— DATA BLOCK —
===

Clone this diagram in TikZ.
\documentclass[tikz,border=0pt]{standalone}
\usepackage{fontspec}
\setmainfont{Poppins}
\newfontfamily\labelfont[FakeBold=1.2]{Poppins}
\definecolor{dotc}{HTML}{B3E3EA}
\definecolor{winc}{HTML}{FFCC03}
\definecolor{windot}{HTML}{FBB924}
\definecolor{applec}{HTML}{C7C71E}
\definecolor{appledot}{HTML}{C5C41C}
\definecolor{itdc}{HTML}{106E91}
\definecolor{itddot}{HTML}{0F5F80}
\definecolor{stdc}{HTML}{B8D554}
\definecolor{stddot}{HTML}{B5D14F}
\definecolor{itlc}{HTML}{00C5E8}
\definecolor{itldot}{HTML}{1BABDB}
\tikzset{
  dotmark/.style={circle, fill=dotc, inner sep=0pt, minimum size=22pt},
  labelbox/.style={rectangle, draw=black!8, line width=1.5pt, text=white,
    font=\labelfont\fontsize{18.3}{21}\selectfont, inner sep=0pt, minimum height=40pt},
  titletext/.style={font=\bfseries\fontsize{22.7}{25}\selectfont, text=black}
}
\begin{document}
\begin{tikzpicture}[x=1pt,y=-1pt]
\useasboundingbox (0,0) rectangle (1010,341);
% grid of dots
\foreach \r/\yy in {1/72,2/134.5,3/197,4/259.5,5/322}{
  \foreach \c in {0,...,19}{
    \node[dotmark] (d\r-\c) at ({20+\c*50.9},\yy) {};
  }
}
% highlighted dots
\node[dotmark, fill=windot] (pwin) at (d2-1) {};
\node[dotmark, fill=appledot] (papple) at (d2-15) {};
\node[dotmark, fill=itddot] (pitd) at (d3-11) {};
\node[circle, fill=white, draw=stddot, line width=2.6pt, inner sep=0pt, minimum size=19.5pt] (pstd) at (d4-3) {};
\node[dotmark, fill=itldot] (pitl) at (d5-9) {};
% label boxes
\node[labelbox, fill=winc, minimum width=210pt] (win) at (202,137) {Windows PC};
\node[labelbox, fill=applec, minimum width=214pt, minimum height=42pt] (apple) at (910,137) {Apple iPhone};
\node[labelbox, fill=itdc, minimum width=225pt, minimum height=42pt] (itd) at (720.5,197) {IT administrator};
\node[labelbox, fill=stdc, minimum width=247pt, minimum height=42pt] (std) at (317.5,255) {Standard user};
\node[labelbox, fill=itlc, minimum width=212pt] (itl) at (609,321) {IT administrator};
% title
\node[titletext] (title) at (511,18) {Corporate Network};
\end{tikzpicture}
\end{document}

===

— GIVEN PROBLEM —
Print all of the data exactly as it was given.

— REPLY TO THE TASK —
Clone this diagram in TikZ.
\documentclass[tikz,border=0pt]{standalone}
\usepackage{fontspec}
\setmainfont{Poppins}
\newfontfamily\labelfont[FakeBold=1.2]{Poppins}
\definecolor{dotc}{HTML}{B3E3EA}
\definecolor{winc}{HTML}{FFCC03}
\definecolor{windot}{HTML}{FBB924}
\definecolor{applec}{HTML}{C7C71E}
\definecolor{appledot}{HTML}{C5C41C}
\definecolor{itdc}{HTML}{106E91}
\definecolor{itddot}{HTML}{0F5F80}
\definecolor{stdc}{HTML}{B8D554}
\definecolor{stddot}{HTML}{B5D14F}
\definecolor{itlc}{HTML}{00C5E8}
\definecolor{itldot}{HTML}{1BABDB}
\tikzset{
  dotmark/.style={circle, fill=dotc, inner sep=0pt, minimum size=22pt},
  labelbox/.style={rectangle, draw=black!8, line width=1.5pt, text=white,
    font=\labelfont\fontsize{18.3}{21}\selectfont, inner sep=0pt, minimum height=40pt},
  titletext/.style={font=\bfseries\fontsize{22.7}{25}\selectfont, text=black}
}
\begin{document}
\begin{tikzpicture}[x=1pt,y=-1pt]
\useasboundingbox (0,0) rectangle (1010,341);
% grid of dots
\foreach \r/\yy in {1/72,2/134.5,3/197,4/259.5,5/322}{
  \foreach \c in {0,...,19}{
    \node[dotmark] (d\r-\c) at ({20+\c*50.9},\yy) {};
  }
}
% highlighted dots
\node[dotmark, fill=windot] (pwin) at (d2-1) {};
\node[dotmark, fill=appledot] (papple) at (d2-15) {};
\node[dotmark, fill=itddot] (pitd) at (d3-11) {};
\node[circle, fill=white, draw=stddot, line width=2.6pt, inner sep=0pt, minimum size=19.5pt] (pstd) at (d4-3) {};
\node[dotmark, fill=itldot] (pitl) at (d5-9) {};
% label boxes
\node[labelbox, fill=winc, minimum width=210pt] (win) at (202,137) {Windows PC};
\node[labelbox, fill=applec, minimum width=214pt, minimum height=42pt] (apple) at (910,137) {Apple iPhone};
\node[labelbox, fill=itdc, minimum width=225pt, minimum height=42pt] (itd) at (720.5,197) {IT administrator};
\node[labelbox, fill=stdc, minimum width=247pt, minimum height=42pt] (std) at (317.5,255) {Standard user};
\node[labelbox, fill=itlc, minimum width=212pt] (itl) at (609,321) {IT administrator};
% title
\node[titletext] (title) at (511,18) {Corporate Network};
\end{tikzpicture}
\end{document}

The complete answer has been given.